Suppose the transaction involves transferring multiple properties and shares of stocks in various locations covered by different RDOs. In that case, the CAR shall be processed with the RDO having jurisdiction over the place where the transferee corporation is registered. The CAR needs to specify that the transaction is done in a tax-free exchange under the tax-code amended by the CREATE Act, the date of transaction, and the substituted basis of the properties subject therefor.
Once the CAR issuance under the amended tax code is complete, the concerned RDO shall conduct a post-audit transaction according to existing revenue issuances on tax audit and assessment to determine the taxability thereof. However, suppose the transaction is found not entitled to the tax deferment treatment under Section 40(C)(2) of the Tax Code, as amended by CREATE after the audit. In that case, the transaction shall be subject to the applicable taxes, plus interest, penalty, and surcharge. But the audit result will not invalidate any CAR previously issued for the transfer of properties.

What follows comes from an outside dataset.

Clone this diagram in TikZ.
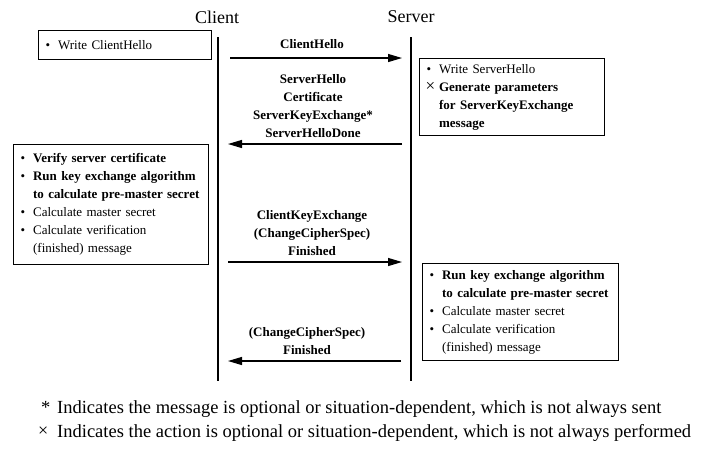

The circular explains that BIR mandates all parties to the transaction are duty-bound to prove compliance with the conditions laid down by the law and the requirements set forth under existing revenue issuances in the availment of the tax exemption. Taxpayers are allowed to ask requests regarding the ruling/legal opinion with the Law and Legislative Division (LLD) of the BIR National Office to help clarify legal issue/s that may affect the transactions made under Section 40(C)(2) of the 1997 Tax Code, as amended, including the taxability of such transaction. The LLD with then evaluate whether it involves question/s of law that would merit the issuance of a ruling. Otherwise, it shall endorse the request to the concerned RDO for appropriate action.